I am sitting on a roof smoking a cigarette. This is important to note now because this is an article in defense of smoking.
Setting aside all arguments that smoking is a terrible habit (it is) and that it makes your clothes smell (it does), I find myself wishing that smokers were not the social pariahs that we have become.
Consider first a romantic argument: without tobacco, much of literature as we know it would fail to exist. The great writers of each century - especially the 20th - used smoking as a plot device that gave their characters depth and humanity in a relatively simple way. James Bond, in the Ian Fleming writings, smokes after breakfast, after lunch and after dinner. He smokes when he sees a pretty woman, he smokes after sex and he smokes … well, he smokes pretty much whenever the mood strikes him.
Perhaps then we move to Hans Landa, the Nazi SS agent in Quentin Tarantino's Inglourious Basterds. "These cigarettes are not French," he said. "They are German." Immediately a new character point is established: He holds the French in disdain and the Germans in high regard. Obviously - the man is a Nazi, after all. Cigarettes as a plot device are not to be discounted.
The effect of smoking on the men and women who created the characters is not to be discounted either. Fleming wrote on his deathbed that his only regret was that he "always drank and smoked and loved too much." Oscar Wilde was rarely - if ever - seen without a cigarette dangling from his lips and Mark Twain, the American Bard himself, famously stated, "It has always been my rule never to smoke while asleep, and never to refrain when awake."
The plain facts are these: Smoking is terrible for you. Lung cancer, heart disease, cancers of the throat and esophagus; all these await the dedicated nicotine addict. But, and this is a big "but" in my mind, tobacco's benefits to society have been significant and continue to be.
"What benefits?" you may wonder. Well, let's go on a journey, a journey to Sugarcreek on the corner of Main Street. There, the reader will find a plethora of cigarettes.

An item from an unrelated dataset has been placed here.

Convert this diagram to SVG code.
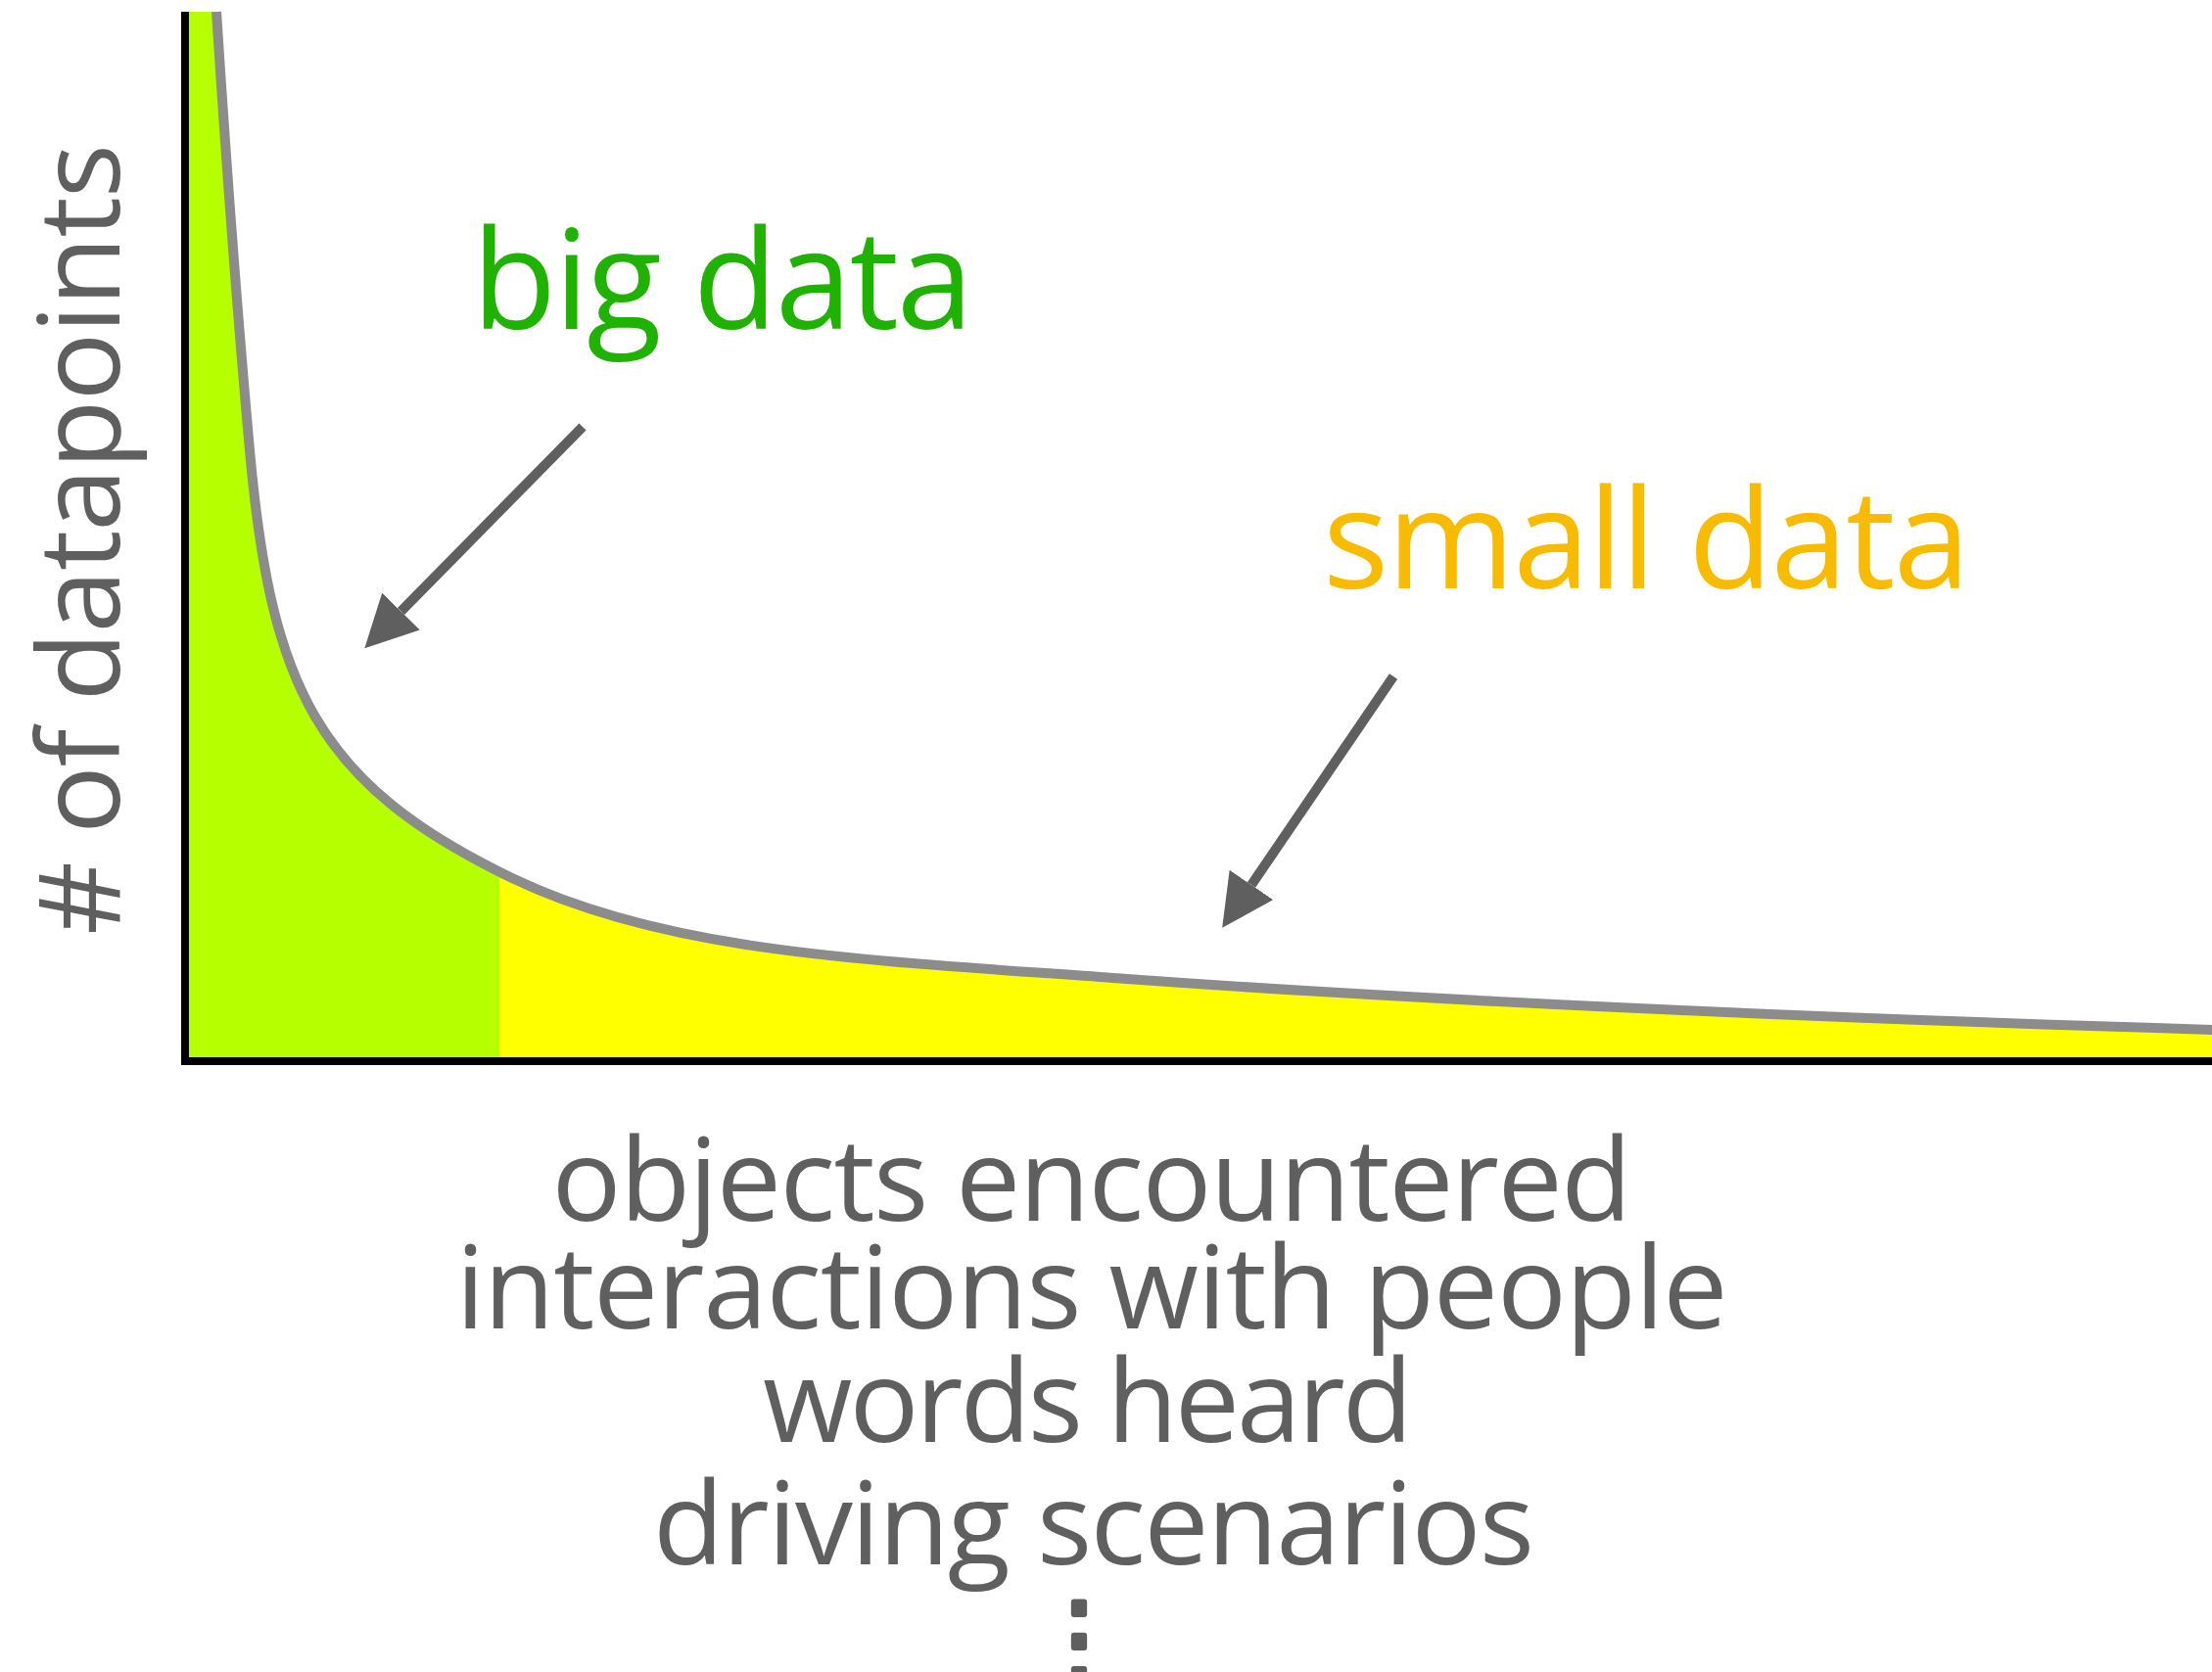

The most popular brand in the United States is Marlboro, so we'll consider the price of those: For one "pack of Marbs," as the parlance goes, one can expect to pay in excess of $10. This is in the wake of a sharp tax increase by the New York state government, which nets $4.35 per pack according to The New York Times. If a person smokes a pack a day, that's a revenue of $1587.75 per smoker per year, or about $440 million to the state per fiscal year. Taken in that context, smoking seems downright civic.
Essentially, the idea is that smoking is bad for you, so don't do it. Don't, however, treat smokers as the lepers of society; some of the greatest literary minds of the last two hundred years have been avid and heavy users of tobacco and we (smokers, that is) continue to generate enormous revenue for the government. Smoking is an adult choice and, in the end, has yielded gains to society than cannot, and should not, be discounted.